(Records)

— BEGIN —

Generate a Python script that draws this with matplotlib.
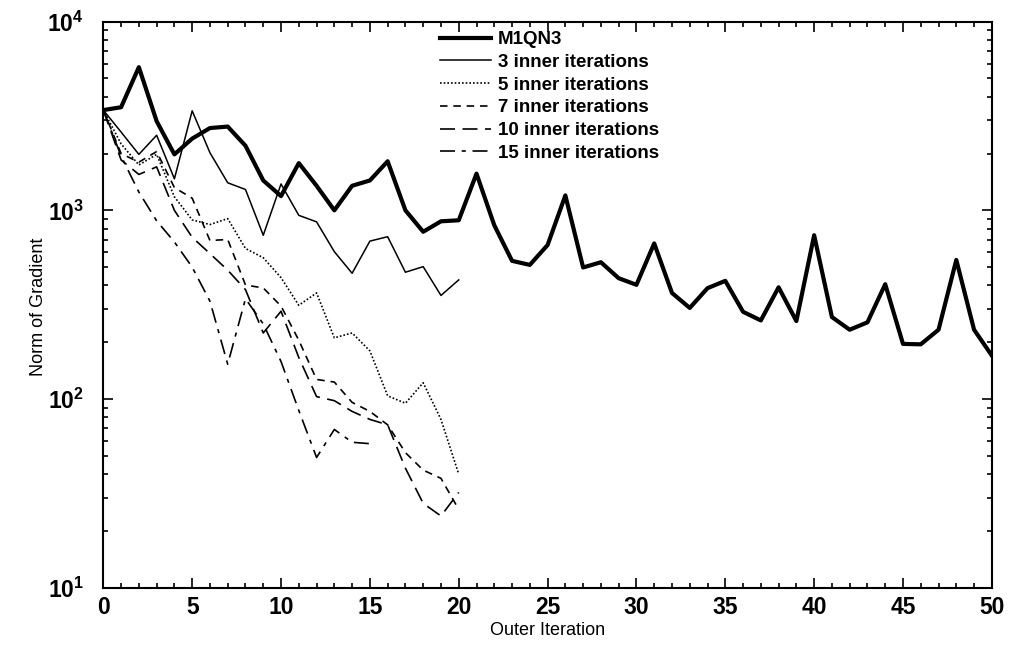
import matplotlib
matplotlib.use("Agg")
import matplotlib.pyplot as plt
from matplotlib.ticker import MultipleLocator, FixedLocator, LogLocator, NullFormatter

plt.rcParams['font.family'] = ['Liberation Sans', 'DejaVu Sans']
plt.rcParams['mathtext.fontset'] = 'custom'
plt.rcParams['mathtext.rm'] = 'Liberation Sans:bold'
plt.rcParams['mathtext.bf'] = 'Liberation Sans:bold'

# values (norm of gradient per outer iteration)
m1qn3 = [3400, 3520, 5740, 2970, 1980, 2400, 2730, 2780, 2200, 1440,
         1190, 1780, 1350, 1000, 1350, 1440, 1820, 1000, 770, 875,
         886, 1565, 834, 540, 514, 655, 1200, 498, 531, 437,
         403, 668, 365, 304, 387, 423, 290, 261, 391, 259,
         738, 272, 233, 255, 406, 196, 195, 233, 546, 233, 170]
inner3 = [3400, 2600, 1980, 2500, 1470, 3370, 2020, 1400, 1290, 738,
          1380, 941, 869, 604, 464, 687, 725, 470, 503, 354, 428]
inner5 = [3400, 2250, 1740, 1980, 1180, 890, 841, 904, 628, 561,
          440, 314, 365, 211, 224, 180, 104, 95, 122, 78, 40]
inner7 = [3400, 2000, 1800, 2050, 1320, 1160, 692, 701, 402, 388,
          311, 205, 127, 123, 96, 86, 73, 52, 42, 38, 26]
inner10 = [3400, 1850, 1550, 1700, 1000, 720, 590, 482, 380, 224,
           292, 166, 103, 98, 86, 78, 73, 43, 28, 24, 32]
inner15 = [3400, 1940, 1250, 880, 680, 500, 330, 153, 340, 250,
           158, 87, 49, 69, 59, 58]

labels = ['M1QN3', '3 inner iterations', '5 inner iterations',
          '7 inner iterations', '10 inner iterations', '15 inner iterations']

fig = plt.figure(figsize=(10.09, 6.45), dpi=100)
ax = fig.add_axes([0.1024, 0.0888, 0.8806, 0.8776])

ax.plot(range(len(m1qn3)), m1qn3, color='black', lw=3.0, label=labels[0])
ax.plot(range(len(inner3)), inner3, color='black', lw=1.1, label=labels[1])
ax.plot(range(len(inner5)), inner5, color='black', lw=1.2, dashes=(1, 1.2), label=labels[2])
ax.plot(range(len(inner7)), inner7, color='black', lw=1.2, dashes=(4.5, 3.5), label=labels[3])
ax.plot(range(len(inner10)), inner10, color='black', lw=1.2, dashes=(9, 4.5), label=labels[4])
ax.plot(range(len(inner15)), inner15, color='black', lw=1.2, dashes=(9, 4, 2.5, 4), label=labels[5])

ax.set_yscale('log')
ax.set_xlim(0, 50)
ax.set_ylim(10, 1e4)

ax.xaxis.set_major_locator(MultipleLocator(5))
ax.xaxis.set_minor_locator(MultipleLocator(1))
ax.yaxis.set_major_locator(FixedLocator([10, 100, 1000, 10000]))
ax.yaxis.set_minor_locator(LogLocator(base=10, subs=range(2, 10)))
ax.yaxis.set_minor_formatter(NullFormatter())
ax.set_yticklabels([r'$10^{1}$', r'$10^{2}$', r'$10^{3}$', r'$10^{4}$'])

ax.tick_params(which='both', direction='in', top=True, right=True, width=1.2)
ax.tick_params(which='major', length=7, labelsize=16.5)
ax.tick_params(axis='y', which='major', pad=14)
ax.tick_params(axis='x', which='major', pad=6)
ax.tick_params(which='minor', length=3.5)
for lab in ax.get_xticklabels():
    lab.set_fontweight('bold')
for sp in ax.spines.values():
    sp.set_linewidth(1.5)

ax.set_xlabel('Outer Iteration', fontsize=13, labelpad=2)
ax.set_ylabel('Norm of Gradient', fontsize=13)
ax.yaxis.set_label_coords(-0.063, 0.496)

leg = ax.legend(loc='upper left', bbox_to_anchor=(0.368, 1.0), frameon=False,
                fontsize=13.5, handlelength=2.75, handletextpad=0.35,
                labelspacing=0.3, borderaxespad=0.1)
for t in leg.get_texts():
    t.set_fontweight('bold')

fig.savefig('out.png', dpi=100)
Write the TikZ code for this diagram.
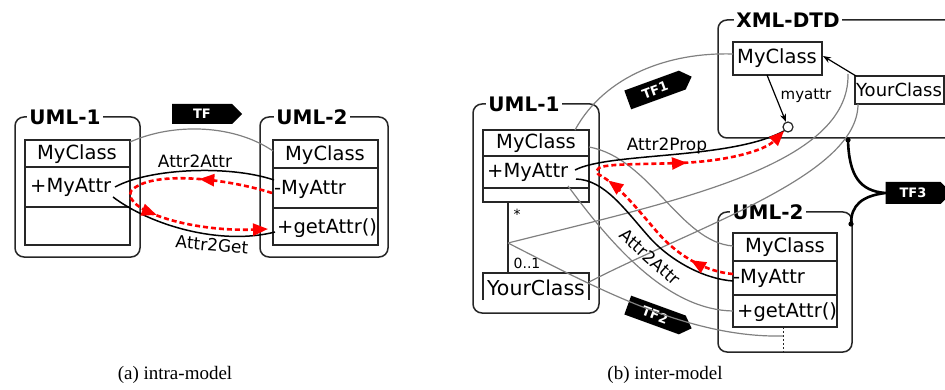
\documentclass[tikz,border=0pt]{standalone}
\usepackage{fontspec}
\setmainfont{DejaVu Sans}
\newfontfamily\capfont{Liberation Serif}
\usetikzlibrary{shapes.symbols,decorations.markings,arrows.meta}

\tikzset{
  modelbox/.style={draw=black!85, line width=1.5pt, rounded corners=9pt},
  boxtitle/.style={fill=white, inner sep=2pt, font=\bfseries\fontsize{20}{22}\selectfont},
  clsbox/.style={draw=black!85, line width=1.5pt},
  ctext/.style={font=\fontsize{19.5}{21}\selectfont, inner sep=0pt},
  lbl/.style={font=\fontsize{17}{19}\selectfont, inner sep=1pt},
  small/.style={font=\fontsize{14}{16}\selectfont, inner sep=0pt},
  trace/.style={draw=black!50, line width=1.2pt},
  rulelink/.style={draw=black, line width=1.5pt},
  tag/.style={signal, signal to=east, signal pointer angle=90, fill=black, text=white,
    font=\bfseries\fontsize{13}{14}\selectfont, minimum height=20pt, inner sep=2pt},
  redpath/.style={draw=red, line width=2.6pt, dash pattern=on 5pt off 3pt},
  redtip/.style={-{Triangle[length=15pt,width=12pt]}},
  redmarks/.style 2 args={postaction={decorate, decoration={markings,
      mark=at position #1 with {\arrow[red,solid]{Triangle[length=15pt,width=12pt]}},
      mark=at position #2 with {\arrow[red,solid]{Triangle[length=15pt,width=12pt]}}}}},
}

\begin{document}
\begin{tikzpicture}[x=1pt, y=-1pt]
\useasboundingbox (0,0) rectangle (945,390);
\clip (0,0) rectangle (945,390);

% ---------------- (a) intra-model ----------------
\draw[modelbox] (15,117) rectangle (140,257);
\node[boxtitle] (a1title) at (65,117) {UML-1};
\draw[clsbox] (25,140) rectangle (130,245);
\draw[clsbox] (25,167) -- (130,167) (25,207) -- (130,207);
\node[ctext] (a1cls) at (77,154) {MyClass};
\node[ctext, anchor=west] (a1attr) at (30,187) {+MyAttr};

\draw[modelbox] (260,117) rectangle (388,257);
\node[boxtitle] (a2title) at (312,117) {UML-2};
\draw[clsbox] (273,140) rectangle (378,245);
\draw[clsbox] (273,168) -- (378,168) (273,208) -- (378,208);
\node[ctext] (a2cls) at (325,155) {MyClass};
\node[ctext, anchor=west] (a2attr) at (274,189) {-MyAttr};
\node[ctext, anchor=west] (a2get) at (277,228) {+getAttr()};

\node[tag, minimum width=70pt] (tfa) at (202,114) {TF};

\coordinate (a1top) at (130,142);
\coordinate (a2left) at (273,151);
\coordinate (a1r1) at (115,187);
\coordinate (a1r2) at (113,197);
\coordinate (a2r1) at (274,180);
\coordinate (a2r2) at (275,232);
\coordinate (a2red1) at (272,193);
\coordinate (a2red2) at (268,229);

\draw[trace] (a1top) .. controls (175,122) and (235,125) .. (a2left);
\draw[rulelink] (a1r1) .. controls (150,168) and (230,165) .. (a2r1);
\draw[rulelink] (a1r2) .. controls (150,225) and (220,246) .. (a2r2);
\node[lbl] (lattr) at (195,161) {Attr2Attr};
\node[lbl, rotate=-5] (lget) at (212,245) {Attr2Get};

\path[redpath, redtip, redmarks={0.25}{0.62}]
  (a2red1) .. controls (225,178) and (150,170) .. (131,191)
  .. controls (122,210) and (190,232) .. (a2red2);

\node[font=\capfont\fontsize{19}{21}\selectfont] (capa) at (175,375) {(a) intra-model};

% ---------------- (b) inter-model ----------------
% UML-1
\draw[modelbox] (473,104) rectangle (599,313);
\node[boxtitle] (b1title) at (524,104) {UML-1};
\draw[clsbox] (483,130) rectangle (589,202);
\draw[clsbox] (483,156) -- (589,156) (483,188) -- (589,188);
\node[ctext] (b1cls) at (536,143) {MyClass};
\node[ctext, anchor=west] (b1attr) at (487,172) {+MyAttr};
\coordinate (assocA) at (508,202);
\coordinate (assocB) at (508,273);
\draw[clsbox] (assocA) -- (assocB);
\node[small] (star) at (517,214) {*};
\node[small] (mult) at (527,263) {0..1};
\draw[clsbox] (483,300) -- (483,273) -- (589,273) -- (589,300);
\node[font=\fontsize{20.5}{22}\selectfont, inner sep=0pt] (b1your) at (536,288) {YourClass};

% XML-DTD
\draw[modelbox] (718,20) rectangle (980,138);
\node[boxtitle] (xtitle) at (788,20) {XML-DTD};
\draw[clsbox] (733,42) rectangle (822,75);
\node[ctext] (xcls) at (777,58) {MyClass};
\draw[clsbox] (855,76) rectangle (944,104);
\node[font=\fontsize{18}{20}\selectfont, inner sep=0pt] (xyour) at (899,90) {YourClass};
\node[circle, draw=black!85, line width=1.2pt, minimum size=10pt, inner sep=0pt, fill=white] (circ) at (788,127) {};
\coordinate (xref) at (856,76);
\coordinate (xclsR) at (823,56);
\coordinate (xclsB) at (767,75);
\draw[black, line width=1.2pt, -{Stealth[length=8pt,width=6pt]}] (xref) -- (xclsR);
\draw[black, line width=1.2pt, -{Stealth[length=8pt,width=6pt]}] (xclsB) -- (circ);
\node[font=\fontsize{15}{17}\selectfont, inner sep=1pt] (myattr) at (806,96) {myattr};

% UML-2
\draw[modelbox] (718,212) rectangle (852,352);
\node[boxtitle] (b2title) at (768,212) {UML-2};
\draw[clsbox] (733,233) rectangle (837,327);
\draw[clsbox] (733,261) -- (837,261) (733,295) -- (837,295);
\node[ctext] (b2cls) at (785,247) {MyClass};
\node[ctext, anchor=west] (b2attr) at (733,278) {-MyAttr};
\node[ctext, anchor=west] (b2get) at (737,312) {+getAttr()};
\coordinate (b2assoc) at (783,327);
\coordinate (b2assocEnd) at (783,352);
\draw[black!85, line width=1pt, dash pattern=on 2pt off 2pt] (b2assoc) -- (b2assocEnd);

% transformation tags
\node[tag, rotate=20, minimum width=68pt] (tf1) at (655,90) {TF1};
\node[tag, rotate=-20, minimum width=68pt] (tf2) at (655,315) {TF2};
\node[tag, minimum width=66pt, minimum height=22pt] (tf3) at (913,193) {TF3};
\coordinate (tf3top) at (848,140);
\coordinate (tf3bot) at (851,224);
\draw[black, line width=2.6pt]
  (tf3top) .. controls (849,176) and (860,191) .. (tf3.west)
  .. controls (862,196) and (851,205) .. (tf3bot);
\fill[black] (tf3top) circle (2.6pt) (tf3bot) circle (2.6pt);

% trace links
\coordinate (b1clsTop) at (575,130);
\coordinate (b1clsR) at (589,147);
\coordinate (b1attrB) at (568,186);
\coordinate (b1assoc) at (508,243);
\coordinate (b1yourR) at (589,282);
\coordinate (xclsL) at (733,54);
\coordinate (xyourBL) at (858,104);
\coordinate (xrefMid) at (848,74);
\coordinate (b2clsL) at (733,246);
\coordinate (b2getL) at (733,311);
\coordinate (b2assocMid) at (783,336);
\draw[trace] (b1clsTop) .. controls (605,75) and (670,52) .. (xclsL);
\draw[trace] (b1assoc) .. controls (680,200) and (850,165) .. (xrefMid);
\draw[trace] (b1yourR) .. controls (700,225) and (858,175) .. (xyourBL);
\draw[trace] (b1clsR) .. controls (650,158) and (680,242) .. (b2clsL);
\draw[trace] (b1attrB) .. controls (615,250) and (670,310) .. (b2getL);
\draw[trace] (b1assoc) .. controls (600,290) and (690,338) .. (b2assocMid);

% rule links
\coordinate (b1r1) at (575,170);
\coordinate (b1r2) at (576,179);
\coordinate (b2r) at (733,281);
\coordinate (b2red) at (733,274);
\draw[rulelink] (b1r1) .. controls (610,152) and (730,160) .. (circ.south west);
\draw[rulelink] (b1r2) .. controls (605,180) and (625,210) .. (650,238)
  .. controls (672,262) and (705,279) .. (b2r);
\node[lbl] (lprop) at (667,146) {Attr2Prop};
\node[lbl, rotate=-42] (lattr2) at (650,257) {Attr2Attr};

\path[redpath, redtip, redmarks={0.12}{0.43}, postaction={decorate, decoration={markings,
    mark=at position 0.72 with {\arrow[red,solid]{Triangle[length=15pt,width=12pt]}}}}]
  (b2red) .. controls (708,272) and (680,258) .. (658,233)
  .. controls (638,210) and (620,186) .. (598,174)
  .. controls (590,163) and (620,165) .. (680,163)
  .. controls (730,161) and (765,150) .. (circ.south west);

\node[font=\capfont\fontsize{19}{21}\selectfont] (capb) at (665,375) {(b) inter-model};
\end{tikzpicture}
\end{document}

— END —

Write out exactly the opening lines of the data, stopping after the line that holds "plt.rcParams['mathtext.bf'] = 'Liberation". Exclude pictures.

Solution:
Generate a Python script that draws this with matplotlib.
import matplotlib
matplotlib.use("Agg")
import matplotlib.pyplot as plt
from matplotlib.ticker import MultipleLocator, FixedLocator, LogLocator, NullFormatter

plt.rcParams['font.family'] = ['Liberation Sans', 'DejaVu Sans']
plt.rcParams['mathtext.fontset'] = 'custom'
plt.rcParams['mathtext.rm'] = 'Liberation Sans:bold'
plt.rcParams['mathtext.bf'] = 'Liberation Sans:bold'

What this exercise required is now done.